──────── Supplied records
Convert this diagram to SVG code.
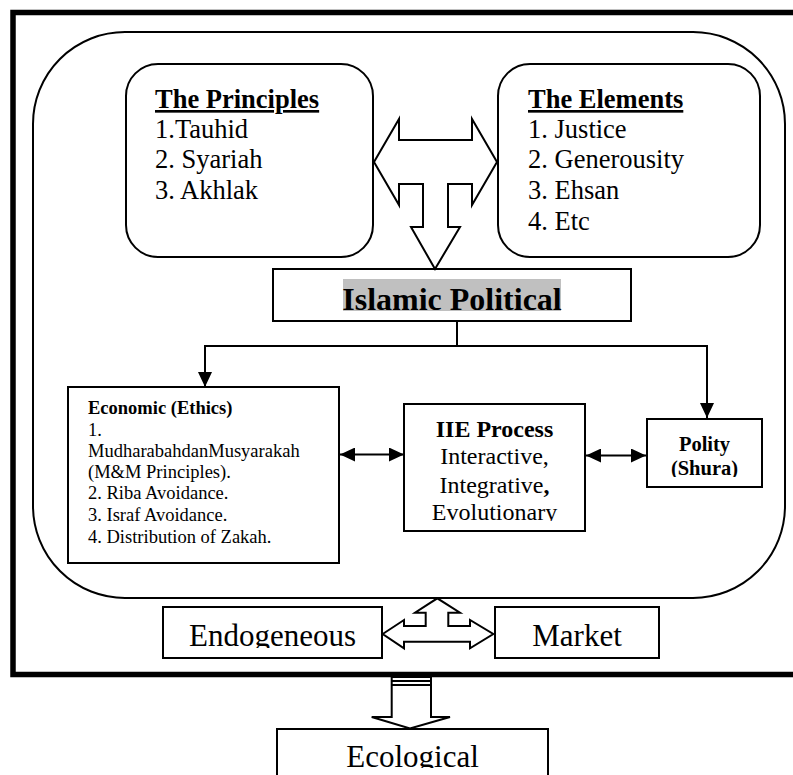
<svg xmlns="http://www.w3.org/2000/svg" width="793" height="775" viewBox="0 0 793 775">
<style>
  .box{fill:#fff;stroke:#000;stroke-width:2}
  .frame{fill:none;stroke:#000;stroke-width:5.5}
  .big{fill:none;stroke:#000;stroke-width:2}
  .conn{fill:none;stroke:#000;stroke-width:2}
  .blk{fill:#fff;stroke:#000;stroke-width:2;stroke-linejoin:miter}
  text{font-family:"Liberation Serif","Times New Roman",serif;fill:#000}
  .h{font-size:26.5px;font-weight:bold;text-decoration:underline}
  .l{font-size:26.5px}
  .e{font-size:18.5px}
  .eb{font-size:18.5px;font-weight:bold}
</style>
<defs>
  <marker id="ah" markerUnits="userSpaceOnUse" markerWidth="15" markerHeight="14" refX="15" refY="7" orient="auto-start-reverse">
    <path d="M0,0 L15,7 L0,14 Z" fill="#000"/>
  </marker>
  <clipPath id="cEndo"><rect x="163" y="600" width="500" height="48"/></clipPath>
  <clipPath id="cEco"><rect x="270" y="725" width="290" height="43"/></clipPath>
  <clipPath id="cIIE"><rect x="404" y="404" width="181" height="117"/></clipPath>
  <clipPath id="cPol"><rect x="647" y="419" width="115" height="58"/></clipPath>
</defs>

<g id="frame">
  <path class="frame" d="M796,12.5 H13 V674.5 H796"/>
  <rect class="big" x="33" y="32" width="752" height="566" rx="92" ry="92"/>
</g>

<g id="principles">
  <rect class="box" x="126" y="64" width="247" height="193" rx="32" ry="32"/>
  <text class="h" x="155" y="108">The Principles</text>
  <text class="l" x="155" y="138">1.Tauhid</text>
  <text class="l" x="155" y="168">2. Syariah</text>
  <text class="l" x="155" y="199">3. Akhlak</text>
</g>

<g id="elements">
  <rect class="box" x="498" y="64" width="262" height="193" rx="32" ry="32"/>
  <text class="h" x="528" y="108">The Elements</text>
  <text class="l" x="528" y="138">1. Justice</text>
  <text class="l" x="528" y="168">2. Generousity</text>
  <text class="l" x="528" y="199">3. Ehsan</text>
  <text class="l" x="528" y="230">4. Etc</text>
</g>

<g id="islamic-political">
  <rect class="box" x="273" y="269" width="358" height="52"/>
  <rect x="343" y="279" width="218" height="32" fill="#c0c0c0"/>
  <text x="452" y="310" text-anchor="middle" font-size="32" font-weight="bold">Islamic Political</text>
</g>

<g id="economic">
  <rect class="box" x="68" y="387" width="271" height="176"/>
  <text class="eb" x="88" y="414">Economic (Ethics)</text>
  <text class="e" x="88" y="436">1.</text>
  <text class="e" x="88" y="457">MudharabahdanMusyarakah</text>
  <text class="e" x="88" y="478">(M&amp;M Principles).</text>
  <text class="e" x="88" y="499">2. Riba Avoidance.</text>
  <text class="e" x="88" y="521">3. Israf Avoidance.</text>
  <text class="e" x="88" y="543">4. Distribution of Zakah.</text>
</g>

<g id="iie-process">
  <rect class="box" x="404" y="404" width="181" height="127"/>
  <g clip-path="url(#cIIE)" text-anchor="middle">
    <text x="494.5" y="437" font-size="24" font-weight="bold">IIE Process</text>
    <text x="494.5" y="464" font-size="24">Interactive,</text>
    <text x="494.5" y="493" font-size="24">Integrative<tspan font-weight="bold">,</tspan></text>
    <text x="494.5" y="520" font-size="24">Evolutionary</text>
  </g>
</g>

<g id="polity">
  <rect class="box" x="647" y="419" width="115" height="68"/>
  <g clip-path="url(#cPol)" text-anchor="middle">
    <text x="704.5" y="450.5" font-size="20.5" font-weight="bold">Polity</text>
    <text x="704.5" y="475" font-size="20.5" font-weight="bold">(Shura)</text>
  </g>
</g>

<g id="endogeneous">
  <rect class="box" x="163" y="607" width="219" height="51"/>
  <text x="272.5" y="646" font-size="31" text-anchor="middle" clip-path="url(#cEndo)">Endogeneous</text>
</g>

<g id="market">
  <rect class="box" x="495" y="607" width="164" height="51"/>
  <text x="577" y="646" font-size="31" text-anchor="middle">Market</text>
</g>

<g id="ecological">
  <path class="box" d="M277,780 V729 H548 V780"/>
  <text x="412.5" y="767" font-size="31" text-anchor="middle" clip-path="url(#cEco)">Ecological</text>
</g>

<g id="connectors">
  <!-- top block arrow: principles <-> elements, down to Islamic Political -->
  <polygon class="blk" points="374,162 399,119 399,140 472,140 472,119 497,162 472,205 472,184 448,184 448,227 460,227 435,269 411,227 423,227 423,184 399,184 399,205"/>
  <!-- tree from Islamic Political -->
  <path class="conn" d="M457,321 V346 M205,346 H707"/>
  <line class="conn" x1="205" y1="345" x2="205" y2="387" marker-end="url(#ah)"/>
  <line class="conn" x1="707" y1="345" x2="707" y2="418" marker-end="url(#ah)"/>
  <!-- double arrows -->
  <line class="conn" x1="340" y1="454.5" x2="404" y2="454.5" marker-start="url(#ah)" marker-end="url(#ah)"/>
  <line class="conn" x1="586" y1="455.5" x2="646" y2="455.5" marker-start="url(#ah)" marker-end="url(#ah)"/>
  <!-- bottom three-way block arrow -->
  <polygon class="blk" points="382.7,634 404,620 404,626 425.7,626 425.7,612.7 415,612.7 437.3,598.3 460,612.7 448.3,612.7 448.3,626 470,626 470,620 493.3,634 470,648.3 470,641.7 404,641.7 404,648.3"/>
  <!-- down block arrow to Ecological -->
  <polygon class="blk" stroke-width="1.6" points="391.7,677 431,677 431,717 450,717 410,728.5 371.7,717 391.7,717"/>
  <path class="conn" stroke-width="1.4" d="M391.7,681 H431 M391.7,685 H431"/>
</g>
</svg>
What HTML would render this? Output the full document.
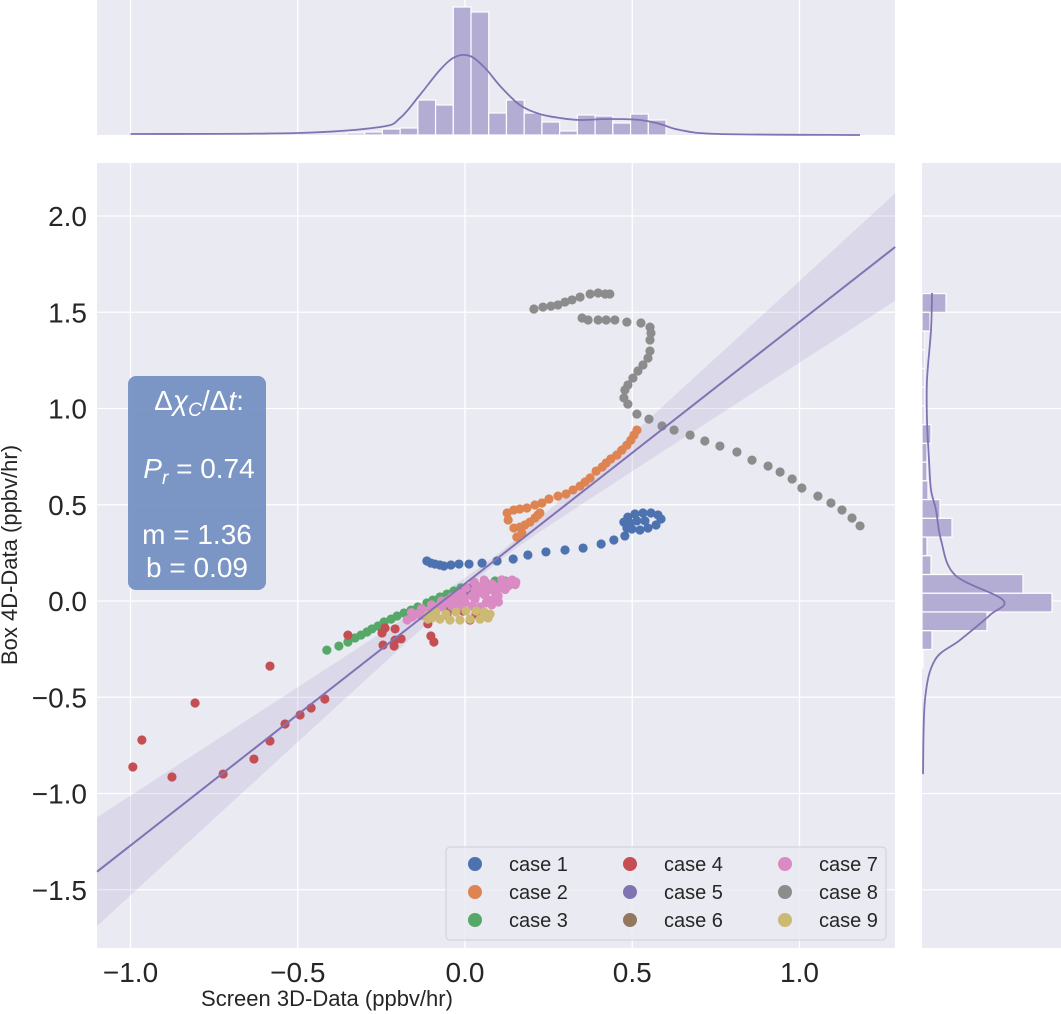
────────────────
What the task requires:
From start to finish, output the listing exactly, but omit its pictures.

Reply to the exercise:
Convert this diagram to SVG code.
<svg xmlns="http://www.w3.org/2000/svg" width="793" height="775" viewBox="0 0 793 775">
<style>
  .box{fill:#fff;stroke:#000;stroke-width:2}
  .frame{fill:none;stroke:#000;stroke-width:5.5}
  .big{fill:none;stroke:#000;stroke-width:2}
  .conn{fill:none;stroke:#000;stroke-width:2}
  .blk{fill:#fff;stroke:#000;stroke-width:2;stroke-linejoin:miter}
  text{font-family:"Liberation Serif","Times New Roman",serif;fill:#000}
  .h{font-size:26.5px;font-weight:bold;text-decoration:underline}
  .l{font-size:26.5px}
  .e{font-size:18.5px}
  .eb{font-size:18.5px;font-weight:bold}
</style>
<defs>
  <marker id="ah" markerUnits="userSpaceOnUse" markerWidth="15" markerHeight="14" refX="15" refY="7" orient="auto-start-reverse">
    <path d="M0,0 L15,7 L0,14 Z" fill="#000"/>
  </marker>
  <clipPath id="cEndo"><rect x="163" y="600" width="500" height="48"/></clipPath>
  <clipPath id="cEco"><rect x="270" y="725" width="290" height="43"/></clipPath>
  <clipPath id="cIIE"><rect x="404" y="404" width="181" height="117"/></clipPath>
  <clipPath id="cPol"><rect x="647" y="419" width="115" height="58"/></clipPath>
</defs>

<g id="frame">
  <path class="frame" d="M796,12.5 H13 V674.5 H796"/>
  <rect class="big" x="33" y="32" width="752" height="566" rx="92" ry="92"/>
</g>

<g id="principles">
  <rect class="box" x="126" y="64" width="247" height="193" rx="32" ry="32"/>
  <text class="h" x="155" y="108">The Principles</text>
  <text class="l" x="155" y="138">1.Tauhid</text>
  <text class="l" x="155" y="168">2. Syariah</text>
  <text class="l" x="155" y="199">3. Akhlak</text>
</g>

<g id="elements">
  <rect class="box" x="498" y="64" width="262" height="193" rx="32" ry="32"/>
  <text class="h" x="528" y="108">The Elements</text>
  <text class="l" x="528" y="138">1. Justice</text>
  <text class="l" x="528" y="168">2. Generousity</text>
  <text class="l" x="528" y="199">3. Ehsan</text>
  <text class="l" x="528" y="230">4. Etc</text>
</g>

<g id="islamic-political">
  <rect class="box" x="273" y="269" width="358" height="52"/>
  <rect x="343" y="279" width="218" height="32" fill="#c0c0c0"/>
  <text x="452" y="310" text-anchor="middle" font-size="32" font-weight="bold">Islamic Political</text>
</g>

<g id="economic">
  <rect class="box" x="68" y="387" width="271" height="176"/>
  <text class="eb" x="88" y="414">Economic (Ethics)</text>
  <text class="e" x="88" y="436">1.</text>
  <text class="e" x="88" y="457">MudharabahdanMusyarakah</text>
  <text class="e" x="88" y="478">(M&amp;M Principles).</text>
  <text class="e" x="88" y="499">2. Riba Avoidance.</text>
  <text class="e" x="88" y="521">3. Israf Avoidance.</text>
  <text class="e" x="88" y="543">4. Distribution of Zakah.</text>
</g>

<g id="iie-process">
  <rect class="box" x="404" y="404" width="181" height="127"/>
  <g clip-path="url(#cIIE)" text-anchor="middle">
    <text x="494.5" y="437" font-size="24" font-weight="bold">IIE Process</text>
    <text x="494.5" y="464" font-size="24">Interactive,</text>
    <text x="494.5" y="493" font-size="24">Integrative<tspan font-weight="bold">,</tspan></text>
    <text x="494.5" y="520" font-size="24">Evolutionary</text>
  </g>
</g>

<g id="polity">
  <rect class="box" x="647" y="419" width="115" height="68"/>
  <g clip-path="url(#cPol)" text-anchor="middle">
    <text x="704.5" y="450.5" font-size="20.5" font-weight="bold">Polity</text>
    <text x="704.5" y="475" font-size="20.5" font-weight="bold">(Shura)</text>
  </g>
</g>

<g id="endogeneous">
  <rect class="box" x="163" y="607" width="219" height="51"/>
  <text x="272.5" y="646" font-size="31" text-anchor="middle" clip-path="url(#cEndo)">Endogeneous</text>
</g>

<g id="market">
  <rect class="box" x="495" y="607" width="164" height="51"/>
  <text x="577" y="646" font-size="31" text-anchor="middle">Market</text>
</g>

<g id="ecological">
  <path class="box" d="M277,780 V729 H548 V780"/>
  <text x="412.5" y="767" font-size="31" text-anchor="middle" clip-path="url(#cEco)">Ecological</text>
</g>

<g id="connectors">
  <!-- top block arrow: principles <-> elements, down to Islamic Political -->
  <polygon class="blk" points="374,162 399,119 399,140 472,140 472,119 497,162 472,205 472,184 448,184 448,227 460,227 435,269 411,227 423,227 423,184 399,184 399,205"/>
  <!-- tree from Islamic Political -->
  <path class="conn" d="M457,321 V346 M205,346 H707"/>
  <line class="conn" x1="205" y1="345" x2="205" y2="387" marker-end="url(#ah)"/>
  <line class="conn" x1="707" y1="345" x2="707" y2="418" marker-end="url(#ah)"/>
  <!-- double arrows -->
  <line class="conn" x1="340" y1="454.5" x2="404" y2="454.5" marker-start="url(#ah)" marker-end="url(#ah)"/>
  <line class="conn" x1="586" y1="455.5" x2="646" y2="455.5" marker-start="url(#ah)" marker-end="url(#ah)"/>
  <!-- bottom three-way block arrow -->
  <polygon class="blk" points="382.7,634 404,620 404,626 425.7,626 425.7,612.7 415,612.7 437.3,598.3 460,612.7 448.3,612.7 448.3,626 470,626 470,620 493.3,634 470,648.3 470,641.7 404,641.7 404,648.3"/>
  <!-- down block arrow to Ecological -->
  <polygon class="blk" stroke-width="1.6" points="391.7,677 431,677 431,717 450,717 410,728.5 371.7,717 391.7,717"/>
  <path class="conn" stroke-width="1.4" d="M391.7,681 H431 M391.7,685 H431"/>
</g>
</svg>
What HTML would render this? Output the full document.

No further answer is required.